* _Challenge_
Print the lines of the listing below verbatim from its first line through the line bearing "let myChart = echarts.init(document.getElementById('chart'));". Any pictures are to be omitted.

* _Dataset section_
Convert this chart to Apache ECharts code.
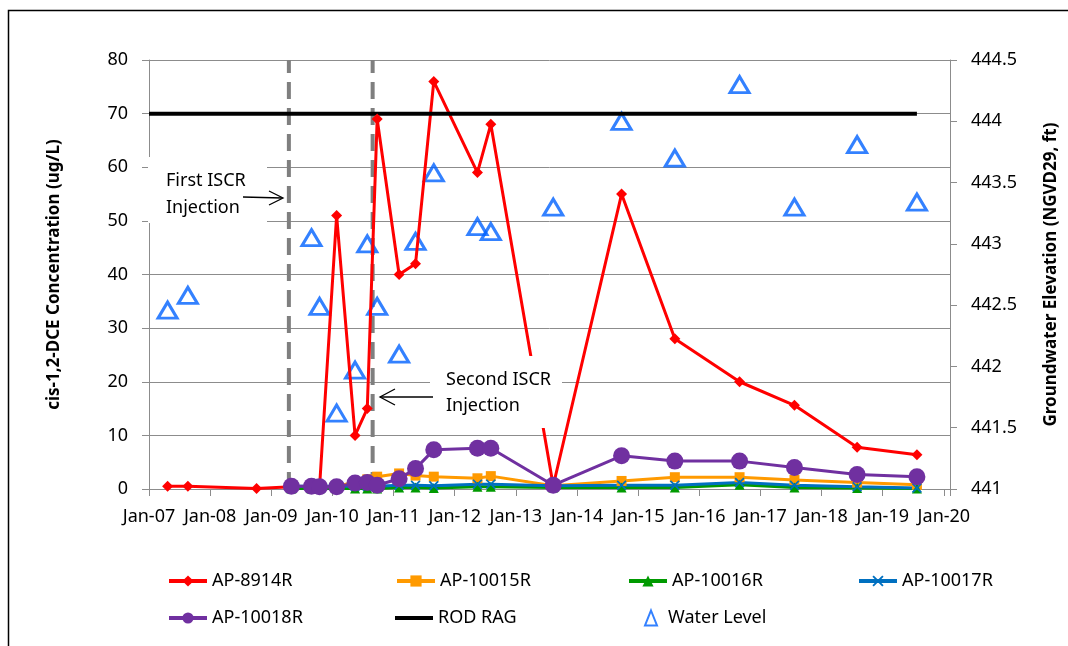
<!DOCTYPE html>
<html>
<head>
<meta charset="utf-8">
<script src="https://cdn.jsdelivr.net/npm/echarts@6/dist/echarts.min.js"></script>
<style>
  html, body { margin: 0; padding: 0; background: #fff; }
  #chart { width: 1068px; height: 646px; }
</style>
</head>
<body>
<div id="chart"></div>
<script>
// sampling dates (shared by all wells)
const sampleDates = [
  '2007-04-22', '2007-08-21', '2008-10-05', '2009-05-01', '2009-08-29', '2009-10-16',
  '2010-01-26', '2010-05-16', '2010-07-28', '2010-09-25', '2011-02-03', '2011-05-12',
  '2011-08-29', '2012-05-16', '2012-08-04', '2013-08-12', '2014-09-24', '2015-08-08',
  '2016-08-29', '2017-07-23', '2018-08-01', '2019-07-24'
];
// cis-1,2-DCE (ug/L)
const ap8914R  = [0.5, 0.5, 0.1, 0.4, 0.3, 0.3, 51, 10, 15, 69, 40, 42, 76, 59, 68, 0.6, 55, 28, 20, 15.6, 7.8, 6.4];
const ap10015R = [null, null, null, 0.3, 0.3, 0.3, 0.4, 1.4, 1.8, 2.3, 2.9, 2.5, 2.3, 2.0, 2.4, 0.6, 1.5, 2.2, 2.2, 1.7, 1.2, 0.8];
const ap10016R = [null, null, null, 0.1, 0.1, 0.1, 0.1, 0.1, 0.1, 0.1, 0.3, 0.3, 0.2, 0.4, 0.4, 0.3, 0.3, 0.3, 0.8, 0.3, 0.2, 0.1];
const ap10017R = [null, null, null, 0.5, 0.5, 0.5, 0.5, 0.5, 0.5, 0.5, 0.7, 0.7, 0.6, 0.9, 0.9, 0.6, 0.7, 0.7, 1.2, 0.7, 0.4, 0.2];
const ap10018R = [null, null, null, 0.5, 0.5, 0.4, 0.4, 1.1, 1.2, 0.7, 1.9, 3.8, 7.3, 7.6, 7.6, 0.7, 6.2, 5.2, 5.2, 4.0, 2.7, 2.3];
// groundwater elevation (ft NGVD29)
const waterLevel = [442.46, 442.58, null, null, 443.05, 442.49, 441.62, 441.97, 443.0, 442.49, 442.10, 443.02,
  443.58, 443.14, 443.10, 443.30, 444.00, 443.70, 444.30, 443.30, 443.81, 443.34];
const rodRag = 70;
const rodRagRange = ['2007-01-01', '2019-07-24'];
const injectionDates = ['2009-04-16', '2010-08-29'];

function toYear(s) {
  const d = new Date(s + 'T00:00:00Z');
  const y = d.getUTCFullYear();
  const a = Date.UTC(y, 0, 1), b = Date.UTC(y + 1, 0, 1);
  return y + (d.getTime() - a) / (b - a);
}
function pairs(vals) {
  let out = [];
  vals.forEach((v, i) => { if (v !== null) out.push([toYear(sampleDates[i]), v]); });
  return out;
}

const FONT = 'Noto Sans';
const GRID_C = '#8c8c8c';

let myChart = echarts.init(document.getElementById('chart'));

function wellSeries(name, vals, color, symbol, size) {
  return {
    name: name, type: 'line', data: pairs(vals),
    symbol: symbol, symbolSize: size,
    itemStyle: { color: color },
    lineStyle: { color: color, width: 3 },
    emphasis: { disabled: true }
  };
}

const xMark = 'path://M0,1.2L1.2,0L5,3.8L8.8,0L10,1.2L6.2,5L10,8.8L8.8,10L5,6.2L1.2,10L0,8.8L3.8,5Z';

const legendItems = [
  { name: 'AP-8914R', left: 162, top: 567 },
  { name: 'AP-10015R', left: 390, top: 567 },
  { name: 'AP-10016R', left: 622, top: 567 },
  { name: 'AP-10017R', left: 852, top: 567 },
  { name: 'AP-10018R', left: 162, top: 604 },
  { name: 'ROD RAG', left: 390, top: 604, icon: 'rect', h: 4 },
  { name: 'Water Level', left: 639, top: 604, w: 12, h: 15, pad: 6 }
];

let option = {
  animation: false,
  textStyle: { fontFamily: FONT },
  grid: { left: 149, right: 118, top: 60, bottom: 157 },
  legend: legendItems.map(l => ({
    data: [l.icon ? { name: l.name, icon: l.icon } : l.name], left: l.left, top: l.top,
    itemWidth: l.w || 38, itemHeight: l.h || 14,
    lineStyle: { width: 4 },
    textStyle: { fontFamily: FONT, fontSize: 18, color: '#000', padding: [0, 0, 0, l.pad || 0] },
    selectedMode: false
  })),
  xAxis: {
    type: 'value', min: 2007, max: 2020.1, interval: 1,
    splitLine: { show: false },
    axisLine: { lineStyle: { color: GRID_C } },
    axisTick: { length: 7, lineStyle: { color: GRID_C } },
    axisLabel: {
      fontSize: 18, color: '#000', margin: 19,
      formatter: v => Number.isInteger(v) ? 'Jan-' + String(v % 100).padStart(2, '0') : ''
    }
  },
  yAxis: [
    {
      type: 'value', min: 0, max: 80, interval: 10,
      name: 'cis-1,2-DCE Concentration (ug/L)', nameLocation: 'middle', nameGap: 86,
      nameTextStyle: { fontSize: 17, fontWeight: 'bold', color: '#000', fontFamily: FONT },
      splitLine: { lineStyle: { color: GRID_C } },
      axisLine: { show: true, lineStyle: { color: GRID_C } },
      axisTick: { show: true, length: 7, lineStyle: { color: GRID_C } },
      axisLabel: { fontSize: 18, color: '#000', margin: 21 }
    },
    {
      type: 'value', min: 441, max: 444.5, interval: 0.5, position: 'right',
      name: 'Groundwater Elevation (NGVD29, ft)', nameLocation: 'middle', nameGap: 93,
      nameRotate: 90,
      nameTextStyle: { fontSize: 17, fontWeight: 'bold', color: '#000', fontFamily: FONT },
      splitLine: { show: false },
      axisLine: { show: true, lineStyle: { color: GRID_C } },
      axisTick: { show: true, length: 7, lineStyle: { color: GRID_C } },
      axisLabel: { fontSize: 18, color: '#000', margin: 21 }
    }
  ],
  series: [
    ...injectionDates.map(d => ({
      type: 'line', silent: true, symbol: 'none', z: 1,
      data: [[toYear(d), 0], [toYear(d), 80]],
      lineStyle: { color: '#7f7f7f', width: 4, type: [17, 9] }
    })),
    wellSeries('AP-8914R', ap8914R, '#ff0000', 'diamond', 11),
    wellSeries('AP-10015R', ap10015R, '#ff9a00', 'rect', 10),
    wellSeries('AP-10016R', ap10016R, '#009a00', 'triangle', 10),
    wellSeries('AP-10017R', ap10017R, '#0070c0', xMark, 10),
    wellSeries('AP-10018R', ap10018R, '#7030a0', 'circle', 17),
    {
      name: 'ROD RAG', type: 'line', symbol: 'none',
      data: rodRagRange.map(d => [toYear(d), rodRag]),
      itemStyle: { color: '#000' },
      lineStyle: { color: '#000', width: 4 }
    },
    {
      name: 'Water Level', type: 'scatter', yAxisIndex: 1,
      data: pairs(waterLevel),
      symbol: 'triangle', symbolSize: [19, 16],
      itemStyle: { color: 'rgba(255,255,255,0)', borderColor: '#0062ff', borderWidth: 3 }
    }
  ],
  graphic: [
    { type: 'rect', z: 0, silent: true, shape: { x: 8.5, y: 10.5, width: 1100, height: 700 },
      style: { fill: null, stroke: '#000', lineWidth: 1.5 } },
    { type: 'rect', z: 100, shape: { x: 148, y: 157, width: 119, height: 66 }, style: { fill: '#fff' } },
    { type: 'text', z: 101, left: 166, top: 167,
      style: { text: 'First ISCR\nInjection', font: '18px "Noto Sans"', fill: '#000', lineHeight: 27 } },
    { type: 'polyline', z: 101, shape: { points: [[243, 197], [282, 198]] }, style: { stroke: '#000', lineWidth: 1.3 } },
    { type: 'polyline', z: 101, shape: { points: [[269, 191], [283, 198], [269, 205]] }, style: { stroke: '#000', fill: null, lineWidth: 1.3 } },
    { type: 'rect', z: 100, shape: { x: 430, y: 356, width: 132, height: 72 }, style: { fill: '#fff' } },
    { type: 'text', z: 101, left: 446, top: 367,
      style: { text: 'Second ISCR\nInjection', font: '18px "Noto Sans"', fill: '#000', lineHeight: 26 } },
    { type: 'polyline', z: 101, shape: { points: [[433, 397], [380, 397]] }, style: { stroke: '#000', lineWidth: 1.3 } },
    { type: 'polyline', z: 101, shape: { points: [[395, 389], [380, 397], [395, 405]] }, style: { stroke: '#000', fill: null, lineWidth: 1.3 } }
  ]
};

option && myChart.setOption(option);
</script>
</body>
</html>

* _Written response_
Convert this chart to Apache ECharts code.
<!DOCTYPE html>
<html>
<head>
<meta charset="utf-8">
<script src="https://cdn.jsdelivr.net/npm/echarts@6/dist/echarts.min.js"></script>
<style>
  html, body { margin: 0; padding: 0; background: #fff; }
  #chart { width: 1068px; height: 646px; }
</style>
</head>
<body>
<div id="chart"></div>
<script>
// sampling dates (shared by all wells)
const sampleDates = [
  '2007-04-22', '2007-08-21', '2008-10-05', '2009-05-01', '2009-08-29', '2009-10-16',
  '2010-01-26', '2010-05-16', '2010-07-28', '2010-09-25', '2011-02-03', '2011-05-12',
  '2011-08-29', '2012-05-16', '2012-08-04', '2013-08-12', '2014-09-24', '2015-08-08',
  '2016-08-29', '2017-07-23', '2018-08-01', '2019-07-24'
];
// cis-1,2-DCE (ug/L)
const ap8914R  = [0.5, 0.5, 0.1, 0.4, 0.3, 0.3, 51, 10, 15, 69, 40, 42, 76, 59, 68, 0.6, 55, 28, 20, 15.6, 7.8, 6.4];
const ap10015R = [null, null, null, 0.3, 0.3, 0.3, 0.4, 1.4, 1.8, 2.3, 2.9, 2.5, 2.3, 2.0, 2.4, 0.6, 1.5, 2.2, 2.2, 1.7, 1.2, 0.8];
const ap10016R = [null, null, null, 0.1, 0.1, 0.1, 0.1, 0.1, 0.1, 0.1, 0.3, 0.3, 0.2, 0.4, 0.4, 0.3, 0.3, 0.3, 0.8, 0.3, 0.2, 0.1];
const ap10017R = [null, null, null, 0.5, 0.5, 0.5, 0.5, 0.5, 0.5, 0.5, 0.7, 0.7, 0.6, 0.9, 0.9, 0.6, 0.7, 0.7, 1.2, 0.7, 0.4, 0.2];
const ap10018R = [null, null, null, 0.5, 0.5, 0.4, 0.4, 1.1, 1.2, 0.7, 1.9, 3.8, 7.3, 7.6, 7.6, 0.7, 6.2, 5.2, 5.2, 4.0, 2.7, 2.3];
// groundwater elevation (ft NGVD29)
const waterLevel = [442.46, 442.58, null, null, 443.05, 442.49, 441.62, 441.97, 443.0, 442.49, 442.10, 443.02,
  443.58, 443.14, 443.10, 443.30, 444.00, 443.70, 444.30, 443.30, 443.81, 443.34];
const rodRag = 70;
const rodRagRange = ['2007-01-01', '2019-07-24'];
const injectionDates = ['2009-04-16', '2010-08-29'];

function toYear(s) {
  const d = new Date(s + 'T00:00:00Z');
  const y = d.getUTCFullYear();
  const a = Date.UTC(y, 0, 1), b = Date.UTC(y + 1, 0, 1);
  return y + (d.getTime() - a) / (b - a);
}
function pairs(vals) {
  let out = [];
  vals.forEach((v, i) => { if (v !== null) out.push([toYear(sampleDates[i]), v]); });
  return out;
}

const FONT = 'Noto Sans';
const GRID_C = '#8c8c8c';

let myChart = echarts.init(document.getElementById('chart'));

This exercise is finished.